On Friday, Interior Minister Manual Valls announced that 13,000 traffic police would be on duty over Saturday and Sunday and he asked drivers to show “prudence” on the roads, which were expected to be chock-a-block as holidaymakers headed out of the big cities in search of the sun.

But despite Valls’s efforts, the great summer getaway witnessed several fatal accidents.

In one of the most serious incidents over the weekend, a crash involving three vehicles on the RN 171 road in the western Loire-Atlantique region, left two dead and 11 injured. The cause of the accident has not been determined.

On Saturday a couple, aged in their 70s, who were driving the wrong way down the RN10 in the Vienne department of western France, were killed in a head-on collision with another vehicle.

And two women died overnight on Saturday in the town of Bormes-les-Mimosas, in the Var region of southern France, after the car they were driving in collided with a police vehicle.
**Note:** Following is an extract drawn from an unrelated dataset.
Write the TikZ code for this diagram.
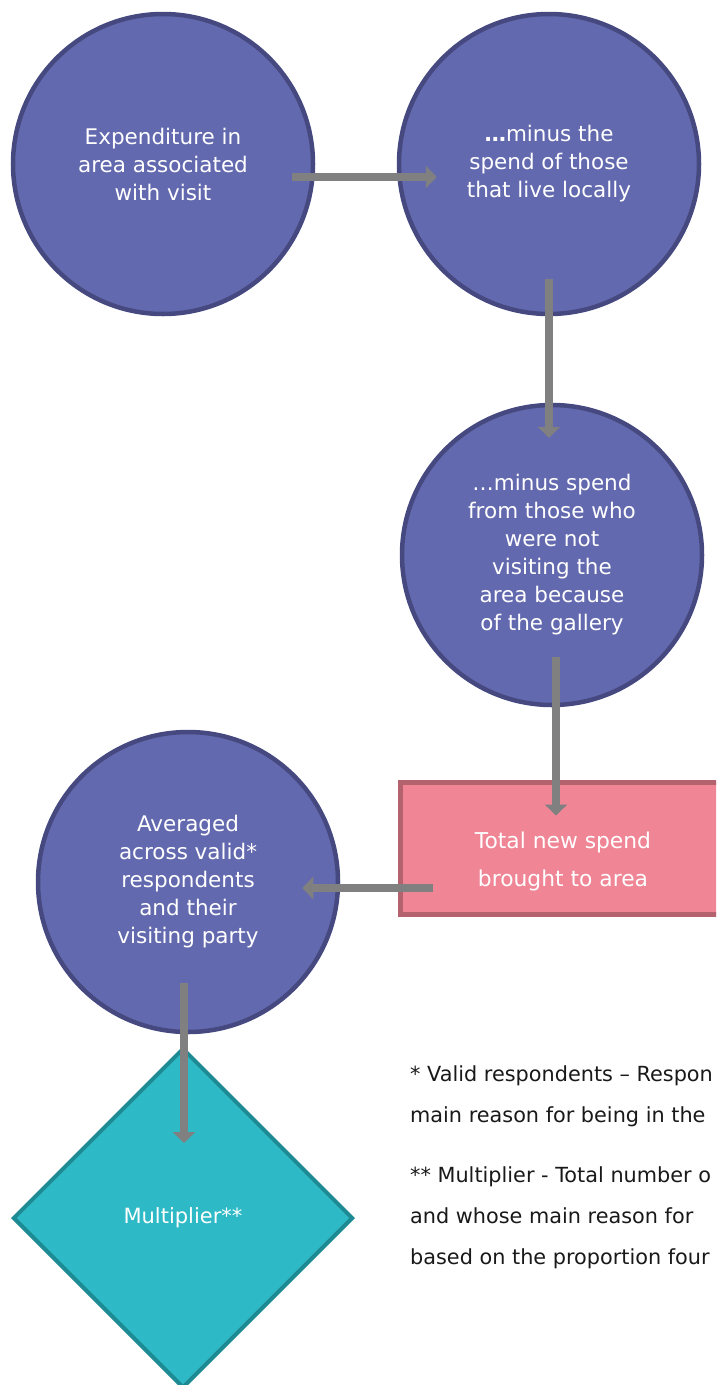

Two officers and a third passenger were left injured.

In the Paris region a driver who was pushing his car along the hard shoulder of the N104 motorway was killed when he was hit by another vehicle.

In other fatal incidents over the weekend a 23-year-old motorcyclist was killed when he lost control of his bike near the town of Vaux-le Penil in the Paris region, and a mother was left dead and four others injured in an accident in the town of Juilly, Ile-de-France.

On Sunday morning in the Loir-et-Cher department in central France, a bus from Belgium that was carrying a group of teenagers came off the road and plunged into a ditch. Thankfully there were no fatalities although ten passengers were slightly injured.

In recent months the French government has taken a number of measures to try to cut the number of road deaths including upping the number of speed cameras on roads as well as introducing mobile speed radars, which police say are virtually undetectable.